Getting back to banks as identity providers, also known as BankID. This is again, or still, a hot subject in the Netherlands since the banking sector is considering this. Not for the first time. The first time I’m aware of was in 2004 (with SURFnet). And in 2010 I was heavily involved in the cidSafe project which tried to define a trust frameworks in which banks would offer their online banking identities to insurance companies (and others).
In my presentation I updated a previous overview on online banking fraud in the Netherlands (phishing, malware). Banks in the Netherlands have been able to reduce this very significantly after 2013, see the graphs below (based on numbers from the Dutch Banking Association). I think because banks were able to reduce the damage per incident, not the amount of incidents, but I do not have the data to prove this.
I focussed in my presentation on reasons a bank should become an identity provider and reasons why not to, below the list:
Reasons for banks to become an identity provider:
- € – share the costs of establishing and maintaining a digital identity with others
- Trust – improve their trust relationship with their customers
- USPs – especially coverage, 85% of Dutch consumers regularly use online banking and thus have a trustworthy digital identity (higher than most countries!)

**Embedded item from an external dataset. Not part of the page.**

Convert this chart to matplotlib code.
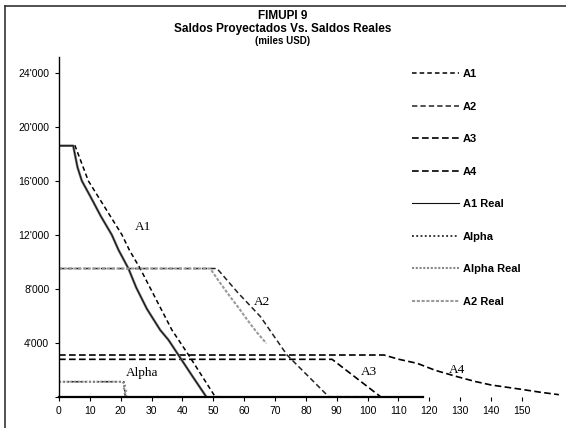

- Social responsibility – banks can help out here
- Trend – it fits in the trend from online payment in webshops (iDeal) towards e-mandates and provide banking/payment data (Payment Services Directive 2, access to account, banks will likely have to do this). This makes the step towards becoming a ‘official’ identity provider small.
- Relying party – banks can help create a market in which they will want to be relying party (redundancy, consumer onboarding etc)
Reasons for banks to not become an identity provider:
- Liability – towards consumer and/or relying party
- No room on their ICT roadmap – there are other innovations with impact the ICT roadmap, there are legacy issues etc
- Availability requirements – downtime for an identity provider is even worse than for an online payment provider
- Risks for their reputation – incident can negatively impact their reputation, also for their current core banking services
- Privacy – consumers may not understand, especially the privacy side
- Additional rules and audits – banks are quite busy as it is with compliance, regulations etc, having to comply to even more trust frameworks will only add to this
- More identity theft – online banking identity will become even more attractive for identity theft, i.e., more costs to stay ahead in the rat race and risks for their own online banking services
Overall my 2 cents is that the pro’s outweigh the con’s. Becoming an identity provider means investing in the trust relationship with their customers which is important to stay relevant with all the changes going on in the banking sector. Or put differently, banks may go down the same path as telco’s if the Apple’s and Google’s of the world start doing payments and identity.